[Begin GIVEN INFORMATION]

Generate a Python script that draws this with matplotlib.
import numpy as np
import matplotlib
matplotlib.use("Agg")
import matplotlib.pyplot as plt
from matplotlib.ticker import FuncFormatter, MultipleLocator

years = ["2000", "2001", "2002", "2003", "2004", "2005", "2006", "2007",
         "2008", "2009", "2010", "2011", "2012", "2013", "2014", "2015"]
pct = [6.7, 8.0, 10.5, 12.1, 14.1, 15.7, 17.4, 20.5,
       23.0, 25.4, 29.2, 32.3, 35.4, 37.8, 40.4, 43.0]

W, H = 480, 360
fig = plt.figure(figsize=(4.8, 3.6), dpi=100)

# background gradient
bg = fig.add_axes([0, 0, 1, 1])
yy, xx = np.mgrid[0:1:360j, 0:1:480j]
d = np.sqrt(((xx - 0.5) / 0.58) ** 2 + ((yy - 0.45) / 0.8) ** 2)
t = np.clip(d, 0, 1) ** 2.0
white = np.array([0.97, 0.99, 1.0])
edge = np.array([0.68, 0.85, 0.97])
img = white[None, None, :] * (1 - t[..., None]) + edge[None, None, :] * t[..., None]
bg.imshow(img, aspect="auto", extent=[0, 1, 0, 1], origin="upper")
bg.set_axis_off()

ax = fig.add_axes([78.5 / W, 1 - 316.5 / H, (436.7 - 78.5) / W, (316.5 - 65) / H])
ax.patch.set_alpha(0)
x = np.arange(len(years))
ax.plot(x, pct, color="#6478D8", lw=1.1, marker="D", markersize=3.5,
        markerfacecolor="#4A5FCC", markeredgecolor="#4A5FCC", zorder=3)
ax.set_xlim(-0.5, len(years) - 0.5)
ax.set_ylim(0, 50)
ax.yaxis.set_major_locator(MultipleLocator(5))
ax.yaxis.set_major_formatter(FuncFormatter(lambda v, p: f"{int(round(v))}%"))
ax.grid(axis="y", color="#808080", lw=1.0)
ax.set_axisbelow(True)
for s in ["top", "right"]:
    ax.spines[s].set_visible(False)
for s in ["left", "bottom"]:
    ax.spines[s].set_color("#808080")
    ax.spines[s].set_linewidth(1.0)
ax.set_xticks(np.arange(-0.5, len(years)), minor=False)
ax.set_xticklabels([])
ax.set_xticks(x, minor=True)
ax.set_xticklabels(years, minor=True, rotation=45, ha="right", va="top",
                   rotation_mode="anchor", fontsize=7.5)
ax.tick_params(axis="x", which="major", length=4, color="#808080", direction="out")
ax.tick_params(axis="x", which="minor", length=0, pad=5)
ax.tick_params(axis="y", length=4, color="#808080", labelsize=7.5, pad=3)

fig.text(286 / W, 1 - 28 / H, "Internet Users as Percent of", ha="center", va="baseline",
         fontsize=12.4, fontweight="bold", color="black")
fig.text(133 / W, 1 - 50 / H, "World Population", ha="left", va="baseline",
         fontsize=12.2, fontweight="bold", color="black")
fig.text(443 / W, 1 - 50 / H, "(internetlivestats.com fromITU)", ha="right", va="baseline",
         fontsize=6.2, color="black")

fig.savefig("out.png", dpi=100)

[End GIVEN INFORMATION]

WRITTEN INSTRUCTION
Write out exactly, please, the lines beginning at the start of the material and ending with the line that holds "from matplotlib.ticker import", both included.

COMPLETE ANSWER
Generate a Python script that draws this with matplotlib.
import numpy as np
import matplotlib
matplotlib.use("Agg")
import matplotlib.pyplot as plt
from matplotlib.ticker import FuncFormatter, MultipleLocator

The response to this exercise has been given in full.